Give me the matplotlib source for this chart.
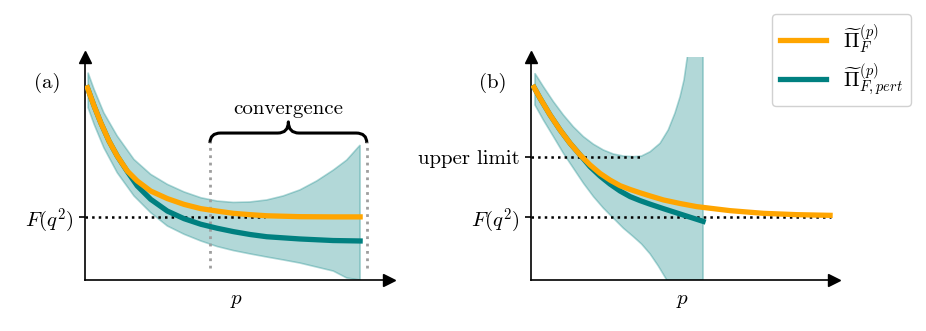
import numpy as np
import matplotlib.pyplot as plt
from matplotlib.path import Path
from matplotlib.patches import PathPatch

plt.rcParams['font.family'] = 'serif'
plt.rcParams['font.serif'] = ['cmr10']
plt.rcParams['mathtext.fontset'] = 'cm'
plt.rcParams['axes.unicode_minus'] = False

ORANGE = '#FFA500'
TEAL = '#008080'

# ---- panel (a): convergent case ----
a_x_line = [0.08, 0.30, 0.52, 0.79, 1.06, 1.39, 1.72, 2.16, 2.71, 3.26, 3.81, 4.35,
            4.88, 5.43, 5.98, 7.07, 8.16, 9.05]
a_full = [8.62, 7.80, 7.05, 6.23, 5.56, 4.89, 4.44, 3.99, 3.65, 3.39, 3.20, 3.09,
          2.99, 2.93, 2.88, 2.84, 2.83, 2.83]
a_pert = [8.62, 7.80, 7.05, 6.23, 5.56, 4.87, 4.22, 3.62, 3.09, 2.75, 2.50, 2.32,
          2.17, 2.04, 1.94, 1.84, 1.77, 1.75]

a_x_band = [0.10, 0.30, 0.62, 1.06, 1.61, 2.16, 2.71, 3.26, 3.81, 4.35, 4.88, 5.43,
            5.98, 6.52, 7.07, 7.62, 8.17, 8.61, 9.05]
a_band_hi = [9.30, 8.55, 7.50, 6.46, 5.41, 4.74, 4.29, 3.95, 3.69, 3.54, 3.48, 3.50,
             3.59, 3.77, 4.04, 4.44, 4.93, 5.38, 6.05]
a_band_lo = [7.73, 6.98, 5.93, 4.81, 3.77, 3.02, 2.42, 2.05, 1.75, 1.50, 1.32, 1.17,
             1.03, 0.90, 0.76, 0.58, 0.40, 0.09, 0.00]

a_F = 2.84
a_F_end = 5.92
a_conv = [4.11, 9.27]          # dotted grey bounds of convergence region
a_conv_y = [0.54, 6.20]

# ---- panel (b): divergent case ----
b_x_full = [0.10, 0.30, 0.63, 0.96, 1.29, 1.62, 1.95, 2.28, 2.61, 2.94, 3.27, 3.60,
            3.93, 4.37, 4.92, 5.47, 6.57, 7.67, 8.77, 9.87]
b_full = [8.64, 8.15, 7.40, 6.73, 6.13, 5.61, 5.16, 4.78, 4.48, 4.23, 4.06, 3.91,
          3.77, 3.59, 3.43, 3.29, 3.11, 2.99, 2.93, 2.90]
b_x_pert = [0.10, 0.30, 0.63, 0.96, 1.29, 1.62, 1.95, 2.28, 2.61, 2.94, 3.27, 3.60,
            3.93, 4.37, 4.92, 5.68]
b_pert = [8.64, 8.15, 7.40, 6.73, 6.13, 5.61, 5.08, 4.66, 4.30, 3.99, 3.74, 3.56,
          3.40, 3.20, 2.96, 2.63]

b_x_hi = [0.13, 0.41, 0.74, 1.07, 1.40, 1.73, 2.06, 2.39, 2.72, 3.05, 3.38, 3.65,
          3.93, 4.26, 4.53, 4.75, 4.92, 5.05, 5.16, 5.21]
b_band_hi = [9.27, 8.67, 8.00, 7.40, 6.87, 6.43, 6.09, 5.83, 5.65, 5.56, 5.53, 5.56,
             5.75, 6.13, 6.73, 7.48, 8.22, 8.97, 10.01, 10.75]
b_x_lo = [0.13, 0.41, 0.74, 1.07, 1.40, 1.73, 2.06, 2.39, 2.72, 3.05, 3.38, 3.65,
          3.93, 4.20, 4.48]
b_band_lo = [7.85, 7.17, 6.43, 5.68, 5.01, 4.34, 3.74, 3.22, 2.77, 2.32, 1.94, 1.61,
             1.17, 0.63, 0.00]
b_band_end = 5.68

b_F = 2.84
b_F_end = 9.90
b_upper = 5.53
b_upper_end = 3.60

fig = plt.figure(figsize=(9.26, 3.31), dpi=100)
ax1 = fig.add_axes([85 / 926, 51 / 331, 304 / 926, 223 / 331])
ax2 = fig.add_axes([531 / 926, 51 / 331, 303 / 926, 223 / 331])


def style_axes(ax, yticks, ylabels, tag):
    ax.set_xlim(0, 10)
    ax.set_ylim(0, 10)
    for s in ['top', 'right']:
        ax.spines[s].set_visible(False)
    for s in ['left', 'bottom']:
        ax.spines[s].set_linewidth(1.2)
    ax.set_xticks([])
    ax.set_yticks(yticks)
    ax.set_yticklabels(ylabels, fontsize=15)
    ax.tick_params(axis='y', direction='out', length=4, width=1.2, pad=4)
    ax.set_xlabel(r'$p$', fontsize=15, labelpad=9)
    ax.plot(1, 0, '>k', ms=9, transform=ax.get_yaxis_transform(), clip_on=False)
    ax.plot(0, 1, '^k', ms=9, transform=ax.get_xaxis_transform(), clip_on=False)
    ax.text(-1.25, 8.83, tag, fontsize=15, ha='center', va='center')


band_face = (0, 0.5, 0.5, 0.3)
band_edge = (0, 0.5, 0.5, 0.3)

# panel (a)
ax1.fill(np.concatenate([a_x_band, a_x_band[::-1]]),
         np.concatenate([a_band_hi, a_band_lo[::-1]]),
         facecolor=band_face, edgecolor=band_edge, lw=1.2, zorder=1)
ax1.plot([0, a_F_end], [a_F, a_F], ':', color='k', lw=1.8, zorder=2)
for xv in a_conv:
    ax1.plot([xv, xv], a_conv_y, ':', color='0.62', lw=2, zorder=2)
ax1.plot(a_x_line, a_pert, color=TEAL, lw=3.8, zorder=3)
ax1.plot(a_x_line, a_full, color=ORANGE, lw=3.8, zorder=4)

# curly brace above the convergence region
xl, xr = a_conv
xm = 0.5 * (xl + xr)
y0, y1, y2 = 6.14, 6.59, 7.09
r = 0.35
verts = [(xl, y0), (xl, y1), (xl + r, y1), (xm - r, y1), (xm, y1), (xm, y2),
         (xm, y1), (xm + r, y1), (xr - r, y1), (xr, y1), (xr, y0)]
codes = [Path.MOVETO, Path.CURVE3, Path.CURVE3, Path.LINETO, Path.CURVE3, Path.CURVE3,
         Path.CURVE3, Path.CURVE3, Path.LINETO, Path.CURVE3, Path.CURVE3]
ax1.add_patch(PathPatch(Path(verts, codes), fill=False, lw=2.2, color='k',
                        capstyle='butt', joinstyle='round', clip_on=False))
ax1.text(xm, 7.25, 'convergence', fontsize=15, ha='center', va='bottom')

style_axes(ax1, [a_F], [r'$F(q^2)$'], '(a)')

# panel (b)
ax2.fill(np.concatenate([b_x_hi, [b_band_end, b_band_end], b_x_lo[::-1]]),
         np.concatenate([b_band_hi, [10.75, 0.0], b_band_lo[::-1]]),
         facecolor=band_face, edgecolor=band_edge, lw=1.2, zorder=1)
ax2.plot([0, b_F_end], [b_F, b_F], ':', color='k', lw=1.8, zorder=2)
ax2.plot([0, b_upper_end], [b_upper, b_upper], ':', color='k', lw=1.8, zorder=2)
l_pert, = ax2.plot(b_x_pert, b_pert, color=TEAL, lw=3.8, zorder=3)
l_full, = ax2.plot(b_x_full, b_full, color=ORANGE, lw=3.8, zorder=4)

style_axes(ax2, [b_F, b_upper], [r'$F(q^2)$', 'upper limit'], '(b)')

fig.legend([l_full, l_pert],
           [r'$\widetilde{\Pi}_F^{(p)}$', r'$\widetilde{\Pi}_{F,pert}^{(p)}$'],
           loc='upper right', bbox_to_anchor=(911 / 926, 1 - 14 / 331),
           borderaxespad=0, fontsize=15, handlelength=2.2, labelspacing=0.25,
           framealpha=1, edgecolor='0.82')

fig.savefig('out.png', dpi=100)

▬▬▬▬▬▬▬▬▬▬

Requirements
Your task is to return the lines above, from the first one up to and including the line containing "1.03, 0.90, 0.76, 0.58, 0.40, 0.09, 0.00]", minus any pictures.

Response below
Give me the matplotlib source for this chart.
import numpy as np
import matplotlib.pyplot as plt
from matplotlib.path import Path
from matplotlib.patches import PathPatch

plt.rcParams['font.family'] = 'serif'
plt.rcParams['font.serif'] = ['cmr10']
plt.rcParams['mathtext.fontset'] = 'cm'
plt.rcParams['axes.unicode_minus'] = False

ORANGE = '#FFA500'
TEAL = '#008080'

# ---- panel (a): convergent case ----
a_x_line = [0.08, 0.30, 0.52, 0.79, 1.06, 1.39, 1.72, 2.16, 2.71, 3.26, 3.81, 4.35,
            4.88, 5.43, 5.98, 7.07, 8.16, 9.05]
a_full = [8.62, 7.80, 7.05, 6.23, 5.56, 4.89, 4.44, 3.99, 3.65, 3.39, 3.20, 3.09,
          2.99, 2.93, 2.88, 2.84, 2.83, 2.83]
a_pert = [8.62, 7.80, 7.05, 6.23, 5.56, 4.87, 4.22, 3.62, 3.09, 2.75, 2.50, 2.32,
          2.17, 2.04, 1.94, 1.84, 1.77, 1.75]

a_x_band = [0.10, 0.30, 0.62, 1.06, 1.61, 2.16, 2.71, 3.26, 3.81, 4.35, 4.88, 5.43,
            5.98, 6.52, 7.07, 7.62, 8.17, 8.61, 9.05]
a_band_hi = [9.30, 8.55, 7.50, 6.46, 5.41, 4.74, 4.29, 3.95, 3.69, 3.54, 3.48, 3.50,
             3.59, 3.77, 4.04, 4.44, 4.93, 5.38, 6.05]
a_band_lo = [7.73, 6.98, 5.93, 4.81, 3.77, 3.02, 2.42, 2.05, 1.75, 1.50, 1.32, 1.17,
             1.03, 0.90, 0.76, 0.58, 0.40, 0.09, 0.00]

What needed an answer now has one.